Men's World
- Men's World Volume 17 Number 1 cover, featuring Devon.
- Editor: Andrew Emery
- Categories: Soft-core pornographic magazine
- Frequency: Monthly
- Publisher: Paul Raymond Publications
- Founded: 1988
- Company: Blue Active Media Ltd
- Country: United Kingdom
- Language: English
- Website: www.paulraymond.xxx

= Men's World =

British pornographic magazine

Men's World was a British softcore pornographic magazine published monthly by Paul Raymond Publications. The final issue was Volume 24 issue 13, in December 2012. It was released every four weeks and its content mostly consisted of nude pictorials of well-known erotic and pornographic actresses. American models feature frequently, and well-known names like Aria Giovanni, Erica Campbell, Devon, Veronika Zemanová, and Anette Dawn have been cover girls in the past. British models who have been featured regularly in the magazine include Joanne Guest and Abigail Toyne.

When it was first published in 1988, Men's World was an unusually large-format magazine (an open spread page being closer to A2 than A3 as with most magazines), and the centrefold was in effect a high-gloss poster. After a while, the magazine reverted to the smaller, more usual format.
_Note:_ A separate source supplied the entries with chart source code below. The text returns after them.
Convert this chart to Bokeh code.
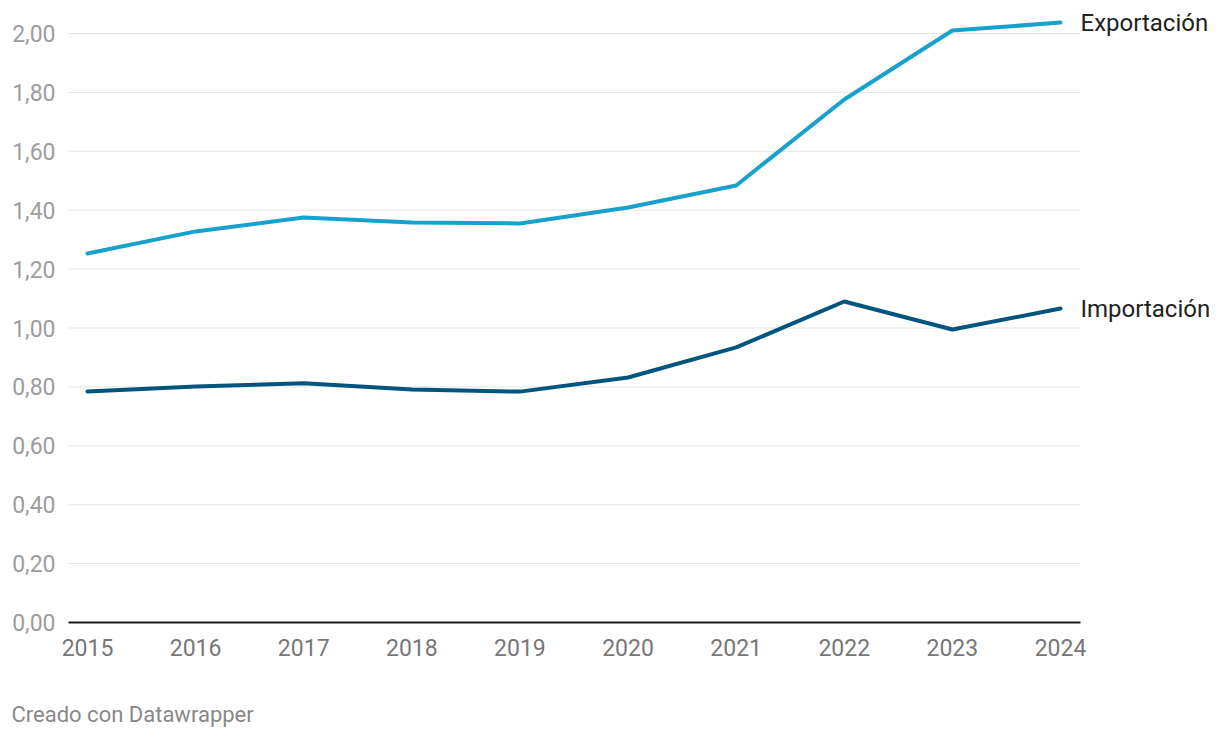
from bokeh.plotting import figure
from bokeh.models import Range1d, FixedTicker, CustomJSTickFormatter
from bokeh.core.properties import value
from bokeh.embed import file_html
from bokeh.resources import INLINE

years = [2015, 2016, 2017, 2018, 2019, 2020, 2021, 2022, 2023, 2024]
exportacion = [1.253, 1.328, 1.375, 1.358, 1.355, 1.409, 1.484, 1.776, 2.010, 2.037]
importacion = [0.784, 0.801, 0.812, 0.791, 0.784, 0.832, 0.934, 1.090, 0.995, 1.066]
y_ticks = [0.0, 0.2, 0.4, 0.6, 0.8, 1.0, 1.2, 1.4, 1.6, 1.8, 2.0]
series_names = ["Exportación", "Importación"]
footer = "Creado con Datawrapper"

FONT = "Roboto"
C_EXP = "#18a1cd"
C_IMP = "#00557f"

W, H = 1220, 738
PX_X = 108.11          # px per year
PX_Y = 294.5           # px per unit
X_START = 2015 - 87 / PX_X
X_END = 2015 + (W - 87) / PX_X
Y_START = -(H - 622) / PX_Y
Y_END = 2.0 + 33 / PX_Y
AXIS_X = 2015 - 19 / PX_X      # where the value axis / gridlines start
GRID_END = 2024 + 20 / PX_X    # where gridlines stop
FOOT_X = X_START + 11 / PX_X
FOOT_Y = Y_START + 24 / PX_Y

p = figure(width=W, height=H, output_backend="svg", toolbar_location=None,
           x_range=Range1d(X_START, X_END), y_range=Range1d(Y_START, Y_END),
           min_border=0)
p.outline_line_color = None
p.background_fill_color = "white"
p.border_fill_color = "white"

p.xgrid.grid_line_color = None
p.ygrid.grid_line_color = None

p.yaxis.ticker = FixedTicker(ticks=y_ticks)
p.yaxis.formatter = CustomJSTickFormatter(code="return tick.toFixed(2).replace('.', ',');")
p.xaxis.ticker = FixedTicker(ticks=years)
p.xaxis.formatter = CustomJSTickFormatter(code="return tick.toFixed(0);")
p.xaxis.fixed_location = 0
p.yaxis.fixed_location = AXIS_X

for ax in (p.xaxis[0], p.yaxis[0]):
    ax.axis_line_color = None
    ax.major_tick_line_color = None
    ax.minor_tick_line_color = None
    ax.major_tick_out = 0
    ax.major_tick_in = 0
    ax.major_label_text_font = FONT
    ax.major_label_text_font_size = "23px"
p.yaxis.major_label_text_color = "#9d9d9d"
p.yaxis.major_label_standoff = 13
p.xaxis.major_label_text_color = "#777777"
p.xaxis.major_label_standoff = 16

# horizontal gridlines
grid_y = y_ticks[1:]
p.segment(x0=[AXIS_X] * len(grid_y), y0=grid_y, x1=[GRID_END] * len(grid_y), y1=grid_y,
          line_color="#e5e5e5", line_width=1)
# baseline
p.segment(x0=[AXIS_X], y0=[y_ticks[0]], x1=[GRID_END], y1=[y_ticks[0]],
          line_color="#1a1a1a", line_width=2)

p.line(years, exportacion, line_color=C_EXP, line_width=4, line_cap="round", line_join="round")
p.line(years, importacion, line_color=C_IMP, line_width=4, line_cap="round", line_join="round")

p.text(x=[years[-1]] * 2, y=[exportacion[-1], importacion[-1]], text=series_names,
       x_offset=20, y_offset=0, text_font=value(FONT), text_font_size=value("24px"),
       text_color="#222222", text_baseline="middle", text_align="left")

p.text(x=[FOOT_X], y=[FOOT_Y], text=[footer], text_font=value(FONT),
       text_font_size=value("22px"), text_color="#888888",
       text_baseline="middle", text_align="left")

open("out.html", "w").write(file_html(p, INLINE))
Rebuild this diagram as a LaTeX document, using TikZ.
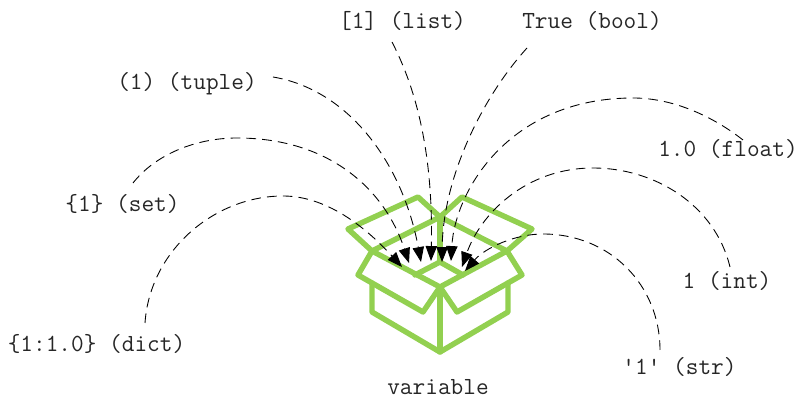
\documentclass[tikz,border=0pt]{standalone}
\usepackage{tikz}
\usetikzlibrary{arrows.meta}

\begin{document}
\begin{tikzpicture}[x=0.02cm, y=-0.02cm,
    lbl/.style={font=\ttfamily\fontsize{14}{16}\selectfont, text=black!85, inner sep=1pt},
    boxline/.style={color=boxgreen, line width=3.1pt, line join=round, line cap=round},
    flow/.style={dash pattern=on 5.5pt off 3.5pt, line width=0.5pt, -{Triangle[length=8.5pt, width=6.5pt]}}]
    \definecolor{boxgreen}{HTML}{92D050}
    \useasboundingbox (0,0) rectangle (796,398);

    \draw[boxline] (372,251) -- (348,229) -- (418,197) -- (440,217) -- (462,197) -- (532,229) -- (507,251);
    \draw[boxline] (372,251) -- (440,217) -- (507,251) -- (440,287) -- cycle;
    \draw[boxline] (440,217) -- (440,262);
    \draw[boxline] (415,275) -- (440,262) -- (463,275);
    \draw[boxline] (372,251) -- (358,275) -- (423,312) -- (440,287);
    \draw[boxline] (507,251) -- (522,275) -- (457,312) -- (440,287);
    \draw[boxline] (372,283) -- (372,312) -- (440,352) -- (508,312) -- (508,283);
    \draw[boxline] (440,287) -- (440,352);

    \node[lbl] (dict) at (96.5,344) {\{1:1.0\} (dict)};
    \node[lbl] (set) at (122.5,204) {\{1\} (set)};
    \node[lbl] (tuple) at (187,84) {(1) (tuple)};
    \node[lbl] (list) at (402.5,21) {[1] (list)};
    \node[lbl] (bool) at (592,21) {True (bool)};
    \node[lbl] (float) at (728,149) {1.0 (float)};
    \node[lbl] (int) at (727,281) {1 (int)};
    \node[lbl] (str) at (679.5,367) {\textquotesingle 1\textquotesingle{} (str)};
    \node[lbl] (variable) at (438,387) {variable};

    \coordinate (tipdict) at (402,267);
    \coordinate (tipset) at (409,263);
    \coordinate (tiptuple) at (421,262);
    \coordinate (tiplist) at (431,261);
    \coordinate (tipbool) at (442,262);
    \coordinate (tipfloat) at (451,261);
    \coordinate (tipint) at (462,267);
    \coordinate (tipstr) at (465,271);

    \draw[flow] ([shift={(48.5,-21)}]dict.center) .. controls (150,250) and (215,196) .. (283,196) .. controls (330,196) and (370,232) .. (tipdict);
    \draw[flow] ([shift={(10.5,-21)}]set.center) .. controls (155,155) and (195,138) .. (237,138) .. controls (330,138) and (385,190) .. (tipset);
    \draw[flow] ([shift={(86,-7)}]tuple.center) .. controls (350,90) and (403,165) .. (tiptuple);
    \draw[flow] ([shift={(-10.5,21)}]list.center) .. controls (422,100) and (433,170) .. (tiplist);
    \draw[flow] ([shift={(-65,27)}]bool.center) .. controls (480,100) and (443,180) .. (tipbool);
    \draw[flow] ([shift={(15,-9)}]float.center) .. controls (715,118) and (675,98) .. (633,98) .. controls (510,98) and (455,190) .. (tipfloat);
    \draw[flow] ([shift={(3,-14)}]int.center) .. controls (715,205) and (655,168) .. (593,168) .. controls (525,168) and (480,215) .. (tipint);
    \draw[flow] ([shift={(-19.5,-17)}]str.center) .. controls (660,285) and (610,234) .. (543,234) .. controls (515,234) and (485,248) .. (tipstr);
\end{tikzpicture}
\end{document}
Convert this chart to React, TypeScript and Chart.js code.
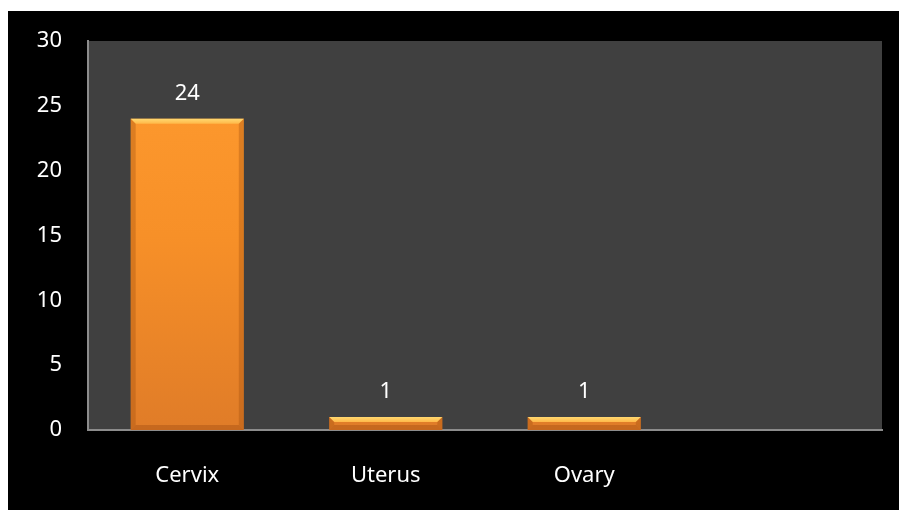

Men's World was published by Paul Raymond, who also publishes Club International, Escort, Mayfair, Men Only, and Razzle. Their magazines are generally available in most newsagents, although some larger retailers require a modesty bag in order to protect minors from seeing partial nudity on the cover. Digital back issues of the magazine are available from the Paul Raymond website. They were available from the Paul Raymond digital newsstand between 2013 and the closure of the newsstand.